Der Ratsvorsitzende der Evangelischen Kirche in Deutschland (EKD), Heinrich Bedford-Strohm, hat vor den seelischen Folgen der Corona-Pandemie gewarnt. "Wir spüren alle die Verwundung in der Gesellschaft. Die Geduld geht zu Ende. Die seelischen Inzidenzen gehen steil nach oben", sagte er am Montag in einem Online-Pressegespräch.
Besonders die Situation vieler junger Menschen mache ihm Sorgen. "Den ersten Kuss kannst du nicht auf irgendeine Ipad-Scheibe geben." Die langfristigen gesundheitlichen Folgen der Kontaktbeschränkungen seien noch gar nicht messbar. "Hier wird viel zerstört."

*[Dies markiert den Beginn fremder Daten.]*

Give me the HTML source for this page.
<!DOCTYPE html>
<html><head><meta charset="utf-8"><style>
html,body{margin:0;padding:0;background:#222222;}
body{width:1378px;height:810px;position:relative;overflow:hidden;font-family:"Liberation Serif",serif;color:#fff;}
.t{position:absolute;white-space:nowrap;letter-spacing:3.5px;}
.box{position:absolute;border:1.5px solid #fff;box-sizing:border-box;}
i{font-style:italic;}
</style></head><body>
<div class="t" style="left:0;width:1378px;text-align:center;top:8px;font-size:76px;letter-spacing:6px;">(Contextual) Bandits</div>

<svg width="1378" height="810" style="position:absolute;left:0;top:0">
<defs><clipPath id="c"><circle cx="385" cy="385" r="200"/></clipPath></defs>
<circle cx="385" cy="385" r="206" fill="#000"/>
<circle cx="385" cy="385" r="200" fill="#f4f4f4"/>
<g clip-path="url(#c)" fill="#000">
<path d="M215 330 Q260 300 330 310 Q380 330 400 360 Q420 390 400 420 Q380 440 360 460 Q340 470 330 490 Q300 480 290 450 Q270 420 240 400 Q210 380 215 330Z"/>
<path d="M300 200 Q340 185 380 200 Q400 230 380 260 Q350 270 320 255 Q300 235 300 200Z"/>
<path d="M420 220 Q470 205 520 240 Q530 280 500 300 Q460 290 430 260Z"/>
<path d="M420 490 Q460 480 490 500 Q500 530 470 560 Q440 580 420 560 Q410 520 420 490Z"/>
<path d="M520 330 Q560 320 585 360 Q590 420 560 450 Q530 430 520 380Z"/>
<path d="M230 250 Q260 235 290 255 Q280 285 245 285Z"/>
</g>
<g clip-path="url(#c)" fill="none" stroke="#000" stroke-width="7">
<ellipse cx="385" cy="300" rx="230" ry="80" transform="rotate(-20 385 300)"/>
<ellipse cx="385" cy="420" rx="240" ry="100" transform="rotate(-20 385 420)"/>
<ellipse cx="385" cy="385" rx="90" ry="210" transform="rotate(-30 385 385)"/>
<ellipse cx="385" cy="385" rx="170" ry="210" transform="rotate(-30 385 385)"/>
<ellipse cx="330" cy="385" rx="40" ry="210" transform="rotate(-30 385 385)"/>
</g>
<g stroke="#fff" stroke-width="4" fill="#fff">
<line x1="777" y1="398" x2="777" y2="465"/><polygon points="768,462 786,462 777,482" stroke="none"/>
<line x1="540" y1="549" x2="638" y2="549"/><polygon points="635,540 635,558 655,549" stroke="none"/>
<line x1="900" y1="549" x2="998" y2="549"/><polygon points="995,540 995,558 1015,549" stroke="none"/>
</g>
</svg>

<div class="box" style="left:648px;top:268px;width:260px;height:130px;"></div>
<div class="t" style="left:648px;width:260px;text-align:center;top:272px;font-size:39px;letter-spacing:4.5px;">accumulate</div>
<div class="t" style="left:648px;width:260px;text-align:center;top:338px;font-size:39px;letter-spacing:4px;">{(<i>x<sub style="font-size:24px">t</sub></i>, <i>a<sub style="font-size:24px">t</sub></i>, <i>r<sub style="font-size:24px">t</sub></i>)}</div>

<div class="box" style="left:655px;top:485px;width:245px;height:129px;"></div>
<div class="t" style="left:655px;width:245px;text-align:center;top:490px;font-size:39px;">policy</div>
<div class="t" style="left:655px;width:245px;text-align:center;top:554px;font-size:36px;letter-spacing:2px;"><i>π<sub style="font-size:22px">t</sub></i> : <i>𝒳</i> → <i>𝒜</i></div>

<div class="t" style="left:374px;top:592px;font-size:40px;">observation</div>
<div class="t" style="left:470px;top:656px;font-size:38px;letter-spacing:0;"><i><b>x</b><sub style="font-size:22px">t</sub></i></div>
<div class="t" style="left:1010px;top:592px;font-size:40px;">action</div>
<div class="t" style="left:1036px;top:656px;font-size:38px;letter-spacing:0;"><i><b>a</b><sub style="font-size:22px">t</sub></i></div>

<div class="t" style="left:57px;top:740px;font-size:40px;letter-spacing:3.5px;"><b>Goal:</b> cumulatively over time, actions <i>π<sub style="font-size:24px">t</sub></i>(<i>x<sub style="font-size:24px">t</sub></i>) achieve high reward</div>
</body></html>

Kirchen müssen Hoffnung machen
Bedford-Strohm, der auch bayerischer Landesbischof ist, rief dazu auf, die bevorstehenden Kar- und Ostertage ganz bewusst zu begehen. Die Kirchen seien an diesem zweiten Osterfest unter Pandemiebedingungen besonders gefordert, den Menschen Hoffnung zu machen. Daher hätten sie auch bewusst an Präsenzgottesdiensten festgehalten.

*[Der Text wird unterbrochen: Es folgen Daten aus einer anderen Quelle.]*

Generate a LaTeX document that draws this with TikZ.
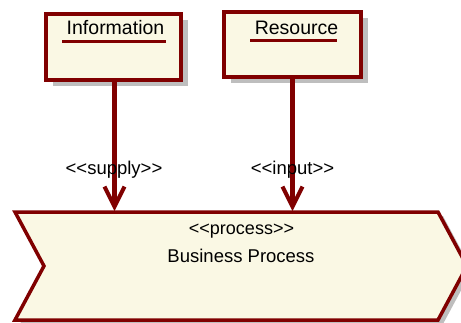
\documentclass[tikz,border=0pt]{standalone}
\usepackage{fontspec}
\setmainfont{Liberation Sans}
\usetikzlibrary{arrows.meta,shadows}
\definecolor{umlred}{RGB}{128,0,0}
\definecolor{umlfill}{RGB}{250,248,228}
\definecolor{umlshadow}{RGB}{190,190,190}
\newcommand{\guil}{<\kern0pt<}
\newcommand{\guir}{>\kern0pt>}
\begin{document}
\begin{tikzpicture}[x=1pt,y=-1pt,
  classbox/.style={draw=umlred, fill=umlfill, line width=3.5pt, rectangle, inner sep=0pt,
    general shadow={fill=umlshadow, shadow xshift=7pt, shadow yshift=-6pt}},
  lbl/.style={font=\fontsize{19.5}{21}\selectfont, inner sep=0pt, anchor=base},
  flow/.style={draw=umlred, line width=4.5pt, -{Straight Barb[length=20pt,width=20pt,line width=4pt]}},
  uline/.style={draw=umlred, line width=3pt},
  procline/.style={draw=umlred, fill=umlfill, line width=3.5pt, line join=miter}]
\useasboundingbox (0,0) rectangle (461,322);
% class boxes
\node[classbox, minimum width=135pt, minimum height=66pt] (info) at (113.5,47) {};
\node[classbox, minimum width=137pt, minimum height=65pt] (res) at (292.5,44.5) {};
\node[lbl] (infot) at (115.5,34) {Information};
\draw[uline] (62,41.5) -- (166,41.5);
\node[lbl] (rest) at (296.5,34) {Resource};
\draw[uline] (250,40) -- (337,40);
% process shape
\coordinate (ptl) at (15,212);
\coordinate (pnotch) at (44,266);
\coordinate (pbl) at (15,320);
\coordinate (ptr) at (438,212);
\coordinate (ptip) at (467,266);
\coordinate (pbr) at (438,320);
\fill[umlshadow] (443,216) -- (472,270) -- (443,324) -- (20,324) -- (49,270) -- (20,216) -- cycle;
\draw[procline] (ptl) -- (ptr) -- (ptip) -- (pbr) -- (pbl) -- (pnotch) -- cycle;
\node[lbl, font=\fontsize{18}{20}\selectfont] (pst) at (241.5,234) {\guil process\guir};
\node[lbl, font=\fontsize{18.5}{20}\selectfont] (pname) at (241,262.5) {Business Process};
% connectors
\coordinate (supplyend) at (114.5,211);
\coordinate (inputend) at (292.5,211);
\draw[flow] (info.south -| supplyend) -- (supplyend);
\draw[flow] (res.south -| inputend) -- (inputend);
\node[lbl, font=\fontsize{18.5}{20}\selectfont] (supplyl) at (114,174) {\guil supply\guir};
\node[lbl, font=\fontsize{18.5}{20}\selectfont] (inputl) at (292.5,174) {\guil input\guir};
\end{tikzpicture}
\end{document}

Die Botschaft der Kar- und Ostertage spreche in diesem Jahr besonders in das gesellschaftliche Leben hinein. Viele Menschen fühlten sich ähnlich verlassen wie Jesus am Kreuz. Aber am Ende siege nicht der Tod und die Verzweiflung, sondern das Leben.
Weiterhin an die Anti-Corona-Regeln halten
Der Ratsvorsitzende verlangte klare Botschaften von der Politik und sprach sich für kluge Öffnungsschritte aus. "Wenn Menschen einen negativen Schnelltest haben, warum sollen sie nicht ein Kulturprogramm mitmachen können?" Der Blick auf die "seelische Inzidenz" verlange das.

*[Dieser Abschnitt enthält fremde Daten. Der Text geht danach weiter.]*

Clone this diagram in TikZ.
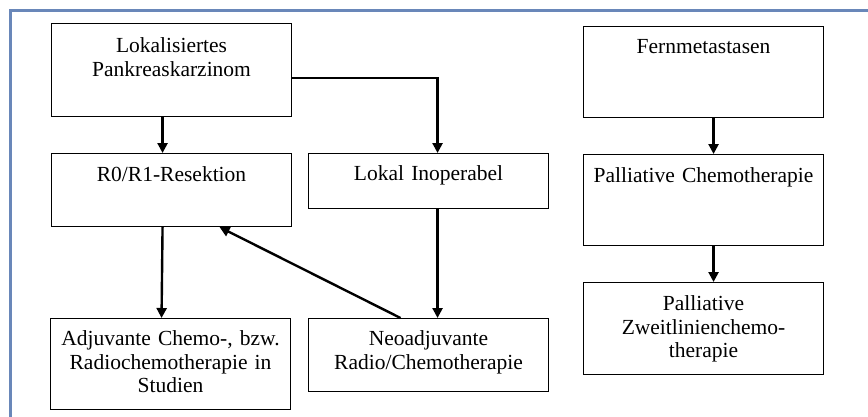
\documentclass[tikz,border=0pt]{standalone}
\usepackage{fontspec}
\setmainfont{Liberation Serif}
\usepackage{xcolor}
\usetikzlibrary{arrows.meta}
\definecolor{framecol}{RGB}{105,135,185}

\begin{document}
\begin{tikzpicture}[x=1pt, y=-1pt, >={Triangle[length=10pt,width=10pt]},
    main/.style = {draw, line width=1.1pt, anchor=north west, align=center,
      text width=236pt, inner xsep=2pt, inner ysep=0pt,
      font=\fontsize{21.5}{23.5}\selectfont},
    flow/.style = {->, line width=2.4pt}]
    \useasboundingbox (0,0) rectangle (868,416);
    \draw[framecol, line width=3pt] (10,417) -- (10,10) -- (869,10);

    \node[main, text height=29pt, text depth=64pt] (1) at (51,23)  {Lokalisiertes\\Pankreaskarzinom};
    \node[main, text height=28pt, text depth=45pt] (2) at (51,153) {R0/R1-Resektion};
    \node[main, text height=27pt, text depth=28pt] (3) at (308,153) {Lokal Inoperabel};
    \node[main, text height=27pt, text depth=64pt] (4) at (50,318) {Adjuvante Chemo-, bzw.\\Radiochemotherapie in\\Studien};
    \node[main, text height=27pt, text depth=46pt] (5) at (308,318) {Neoadjuvante\\Radio/Chemotherapie};
    \node[main, text height=27pt, text depth=64pt] (6) at (583,26)  {Fernmetastasen};
    \node[main, text height=28pt, text depth=63pt] (7) at (583,154) {Palliative Chemotherapie};
    \node[main, text height=28pt, text depth=64pt] (8) at (583,282) {Palliative\\Zweitlinienchemo-\\therapie};

    \draw[flow] ([xshift=-9pt]1.south) -- ([xshift=-9pt]2.north);
    \draw[flow] ([yshift=-8pt]1.east) -| ([xshift=9pt]3.north);
    \draw[flow] ([xshift=-9pt]2.south) -- ([xshift=-9pt]4.north);
    \draw[flow] ([xshift=9pt]3.south) -- ([xshift=9pt]5.north);
    \draw[flow] ([xshift=-28pt]5.north) -- ([xshift=48pt]2.south);
    \draw[flow] ([xshift=10pt]6.south) -- ([xshift=10pt]7.north);
    \draw[flow] ([xshift=10pt]7.south) -- ([xshift=10pt]8.north);
\end{tikzpicture}
\end{document}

Zugleich rief er die Menschen dazu auf, einander weiter beizustehen und Solidarität zu zeigen. Jeder Einzelne müsse weiterhin die Kraft aufbringen, "dass wir uns an die Regeln halten, die notwendig sind, um dieses aggressive Virus zu bekämpfen". Die nächsten 100 Tage seien entscheidend im Umgang mit dem Coronavirus.
Die Kirche sei auch weiterhin bereit, ihren Beitrag zur Bekämpfung der Pandemie zu leisten, betonte Bedford-Strohm. Ihre Beratungsstellen seien sehr aktiv, die Gemeindepfarrer bemühten sich, den Menschen beizustehen und zahlreiche Landeskirchen hätten Notmittel für soziale Projekte bewilligt.